May 31 – July 24, 2005 – Borderlands Gallery
Rodeo, Ranching & Roosters: The Art of Linda Ballantine Brown

Features artwork reflective of Ballantine Brown’s experiences with ranch life in Florida for over 25 years. She shows a life most people are unaware exists in a state most known for its beaches. Further, Ballantine Brown documents Florida’s cowboy culture.

May 31 – July 24, 2005 – Borderlands Gallery
Journey Through the Mind, Heart, Body, and Soul of Julia Speer

Features ceramic sculptures by Atlanta artist Julia Speer, whose work is natural and organic, full of life, “created to provoke thought and invoke something magical.” Introspective and ethereal, Speer’s art is the product of searching and a connection to Native American spirituality. The deserts, architecture, and arid landscapes of the Southwest are primary influences for Speer’s work.

March 1 – May 30, 2005 – Special Exhibition Gallery
American Spirit Remembered

Features historical artwork spanning the career of Mort Kunstler, including Western, Civil War, space, American history, and movie poster subjects. Produced in conjunction with Hammer Galleries in New York.

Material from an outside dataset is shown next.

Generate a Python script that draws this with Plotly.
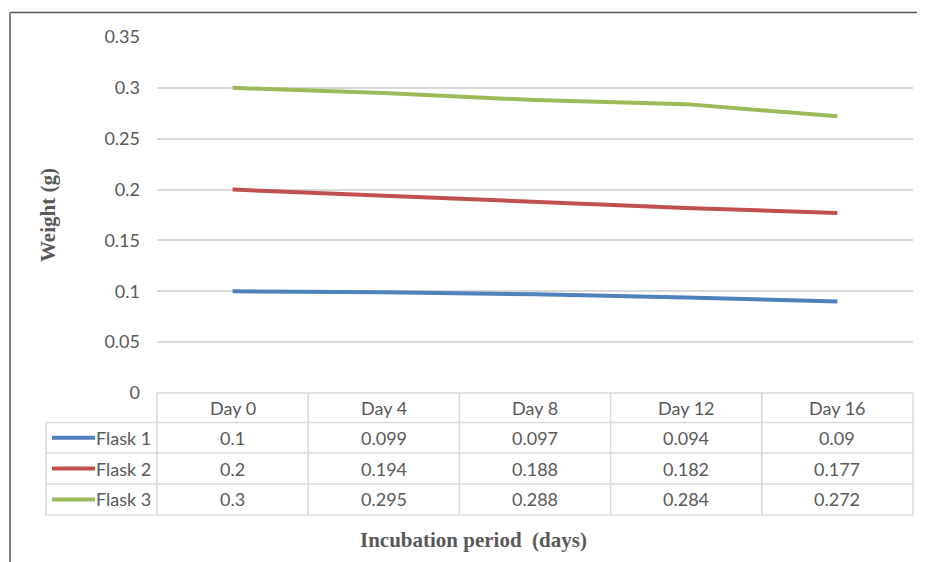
import plotly.graph_objects as go

# ---- data ----
days = ["Day 0", "Day 4", "Day 8", "Day 12", "Day 16"]
series_names = ["Flask 1", "Flask 2", "Flask 3"]
flask1 = [0.1, 0.099, 0.097, 0.094, 0.09]
flask2 = [0.2, 0.194, 0.188, 0.182, 0.177]
flask3 = [0.3, 0.295, 0.288, 0.284, 0.272]
y_ticks = [0, 0.05, 0.1, 0.15, 0.2, 0.25, 0.3, 0.35]
y_tick_labels = ["0", "0.05", "0.1", "0.15", "0.2", "0.25", "0.3", "0.35"]
colors = ["#4F81BD", "#C0504D", "#9BBB59"]
series_values = [flask1, flask2, flask3]

# ---- layout geometry (reference pixels; page has an 8px body margin) ----
OFF = 8
W, H = 925 - OFF, 562 - OFF
L, R, T, B = 157, 913, 37, 393  # plot area in screen pixels


def px(x):
    return (x - L) / (R - L)


def py(y):
    return (B - y) / (B - T)


GRID = "#D9D9D9"
TXT = "#595959"
FONT = "Lato"
FS = 18

fig = go.Figure()
for name, vals, col in zip(series_names, series_values, colors):
    fig.add_trace(go.Scatter(
        x=list(range(len(days))), y=vals, mode="lines", name=name,
        line=dict(color=col, width=4), hoverinfo="skip", showlegend=False,
    ))

shapes = []
annotations = []

row_edges = [393, 422.5, 453, 484, 515]
left_col = 46
n = len(days)


def hline(y, x0, x1, color=GRID, width=1.5):
    shapes.append(dict(type="line", xref="paper", yref="paper", x0=x0, x1=x1,
                       y0=py(y), y1=py(y), line=dict(color=color, width=width)))


def text(x, xref, y, s, xanchor="center", size=FS, family=FONT, angle=0):
    annotations.append(dict(x=x, xref=xref, y=py(y), yref="paper", text=s, showarrow=False,
                            xanchor=xanchor, yanchor="middle", textangle=angle,
                            font=dict(family=family, size=size, color=TXT)))


hline(row_edges[0], 0, 1)
for ye in row_edges[1:]:
    hline(ye, px(left_col), 1)
shapes.append(dict(type="line", xref="paper", yref="paper", x0=px(left_col), x1=px(left_col),
                   y0=py(row_edges[1]), y1=py(row_edges[-1]), line=dict(color=GRID, width=1.5)))
for i in range(n + 1):
    shapes.append(dict(type="line", xref="paper", yref="paper", x0=i / n, x1=i / n,
                       y0=py(row_edges[0]), y1=py(row_edges[-1]), line=dict(color=GRID, width=1.5)))

hc = (row_edges[0] + row_edges[1]) / 2
for i, d in enumerate(days):
    text(i, "x", hc, d)

for r, (name, vals, col) in enumerate(zip(series_names, series_values, colors)):
    yc = (row_edges[r + 1] + row_edges[r + 2]) / 2
    hline(yc, px(52), px(95), color=col, width=4)
    text(px(153), "paper", yc, name, xanchor="right")
    for i, v in enumerate(vals):
        text(i, "x", yc, f"{v:g}")

# frame
shapes.append(dict(type="line", xref="paper", yref="paper", x0=px(10), x1=px(10),
                   y0=py(H + 2 * OFF), y1=py(12.5), line=dict(color="#595959", width=1.5)))
hline(12.5, px(10), px(W + 2 * OFF), color="#595959", width=1.5)

# axis titles
text(px(48), "paper", (T + B) / 2, "<b>Weight (g)</b>", family="Liberation Serif", size=21, angle=-90)
text(px(473), "paper", 540, "<b>Incubation period  (days)</b>", family="Liberation Serif", size=21)

fig.update_layout(
    width=W, height=H, autosize=False,
    margin=dict(l=L - OFF, r=W + OFF - R, t=T - OFF, b=H + OFF - B, pad=0),
    paper_bgcolor="white", plot_bgcolor="white",
    shapes=shapes, annotations=annotations,
    xaxis=dict(range=[-0.5, n - 0.5], showticklabels=False, showgrid=False,
               zeroline=False, showline=False, fixedrange=True),
    yaxis=dict(range=[0, 0.35], tickvals=y_ticks, ticktext=y_tick_labels,
               showgrid=True, gridcolor=GRID, gridwidth=1.5, zeroline=False,
               showline=False, ticks="", ticklabelstandoff=16,
               tickfont=dict(family=FONT, size=FS, color=TXT), fixedrange=True),
    showlegend=False,
)

fig.write_html("out.html")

April 5 – May 30, 2005 – Borderlands Gallery
Ebb & Flow: The Art of Matthew Craven and Shane McDonald

Showcases highlights from the careers of two Atlanta area artists whose work is often inspired by nature. The work shows landscapes to figurative pieces to abstracts. McDonald works in oil, pastel, and acrylic while Craven sculpts in earthenware stoneware and creates encaustics, a centuries-old process that uses heated beeswax with pigments mixed in applied brushes.

February 1 – March 25, 2005 – Borderlands Gallery
Echoes: A Visual Reflection Photographs by Richard Buswell

Features carefully composed black and white photographs of decaying objects, places, and things. Buswell, a proud fourth generation Montanan, his camera focuses on artifacts of the Montana frontier. Buswell’s images are more interpretive than they are documentary.